Village in West Azerbaijan province, Iran

Haftevan (هفتوان) (Note: Հաւթւան or Հաֆթվան) is a village in Zulachay Rural District of the Central District in Salmas County, West Azerbaijan province, Iran.

==Haftevan massacre==
In early 1915, the village was occupied by the Ottoman Army, whose commander required local Christians to register for food rations. Instead, 700 Christians were executed in the village on the orders of Djevdet Bey. Kurdish tribesmen under the command of Simko Shikak also took part in this massacre. Russian Army commander K. Matikyan reported seeing "with my own eyes hundreds of mangled corpses in pits, stinking from infection, lying in the open.

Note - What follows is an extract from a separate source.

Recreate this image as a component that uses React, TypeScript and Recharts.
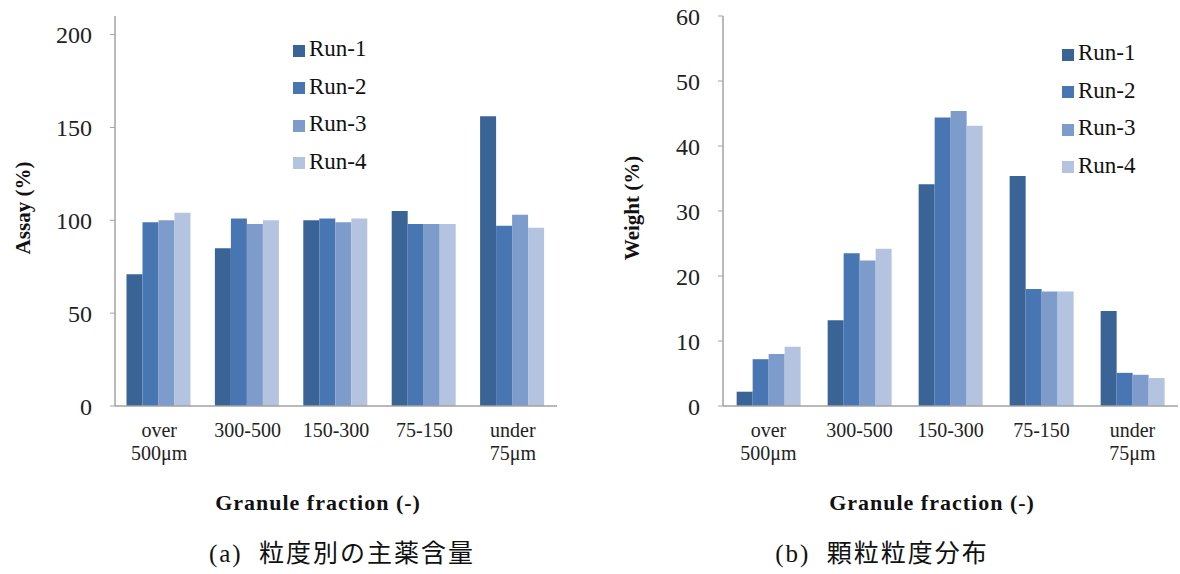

I saw headless corpses, chopped off by axes, hands, legs, piles of heads, corpses crushed under rocks from fallen walls". According to historian David Gaunt, "This was where the Ottoman soldiers learned to execute unarmed noncombatant Christians", leading to the Armenian genocide and Assyrian genocide.

==Demographics==
===Ethnicity===
In 1930, the village was populated by Armenians, Azerbaijanis and Kurds.

===Population===
At the time of the 2006 National Census, the village's population was 6,313 in 1,216 households. The following census in 2011 counted 7,995 people in 1,796 households. The 2016 census measured the population of the village as 8,203 people in 1,935 households. It was the most populous village in its rural district.